Daniel Gadegaard

Personal information
- Full name: Daniel Gadegaard Andersen
- Date of birth: 31 May 2001 (age 25)
- Place of birth: Stavtrup, Denmark
- Height: 1.94 m (6 ft 4 in)
- Position: Goalkeeper

Team information
- Current team: Jerv (on loan from Esbjerg fB)
- Number: 16

Youth career
- 0000–2014: Stavtrup IF
- 2014–2021: AGF

Senior career*
- Years: Team / Apps / (Gls)
- 2018–2022: AGF / 1 / (0)
- 2022–: Esbjerg fB / 31 / (0)
- 2026–: → Jerv (loan) / 5 / (0)

International career
- 2017: Denmark U16 / 4 / (0)
- 2017–2018: Denmark U17 / 6 / (0)
- 2018–2019: Denmark U18 / 4 / (0)
- 2019–2020: Denmark U19 / 5 / (0)

= Daniel Gadegaard =

Danish footballer (born 2001)

Daniel Gadegaard Andersen (born 31 May 2001) is a Danish professional footballer who plays as a goalkeeper for Norwegian Second Division club Jerv, on loan from Esbjerg fB.

==Career==
===AGF===
Gadegaard joined AGF from the local club, Stavtrup IF, at the age of 12 and joined the club's under-13 team. He progressed through the club's youth academy and already at the age of 16, in early 2018, he started training with AGF's Danish Superliga team. On 1 April 2018, he was on the bench for the first time in the Danish Superliga for a game against Hobro IK. In May 2019, he signed his first ever professional contract, signing a deal until June 2022. However, in the following two seasons, Gadegaard primarily played for the under-19s and AGF's reserve team.
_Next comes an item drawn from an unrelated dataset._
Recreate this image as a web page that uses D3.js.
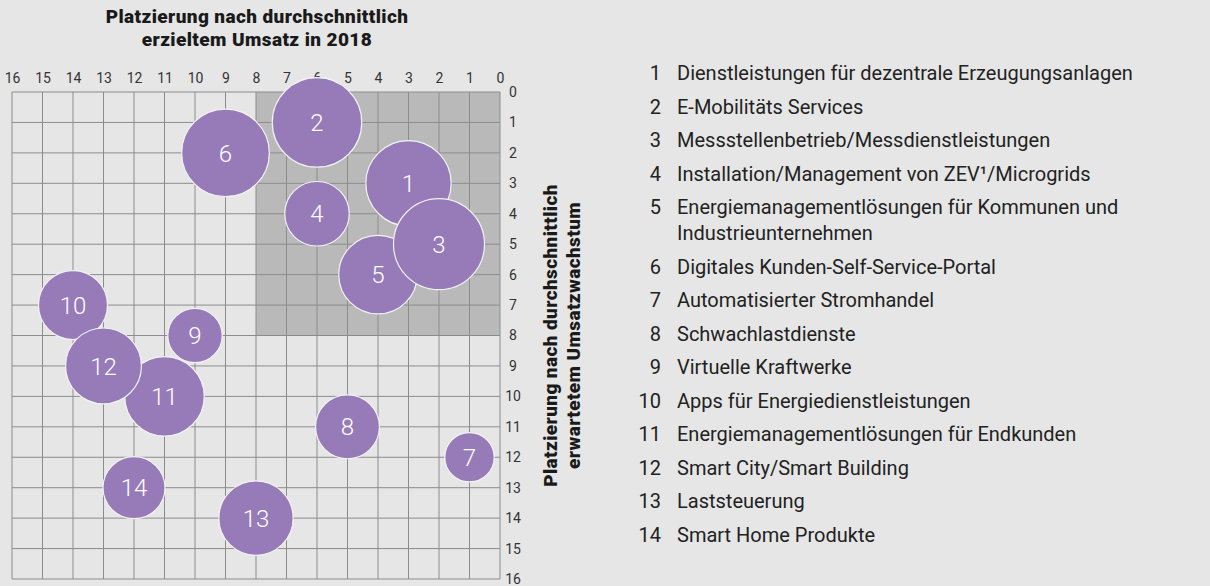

In February 2021, Gadegaard once again extended his contract, this time until June 2023. In the following 2021–22 season, Gadegaard became starter Jesper Hansen's backup. He also made his official debut that same season when he started in a Danish Superliga match against Nordsjælland on 21 May 2022, which ended in a 2–2 draw.

===Esbjerg fB===
In search of more playing time, it was confirmed on 29 August 2022, that Gadegaard moved to the recently relegated Danish 2nd Division club Esbjerg fB on a deal until June 2025. On 11 September 2022, he made his debut in a match against HIK. Gadegaard also played in the next two games before suffering an injury and sitting on the bench for the rest of the season.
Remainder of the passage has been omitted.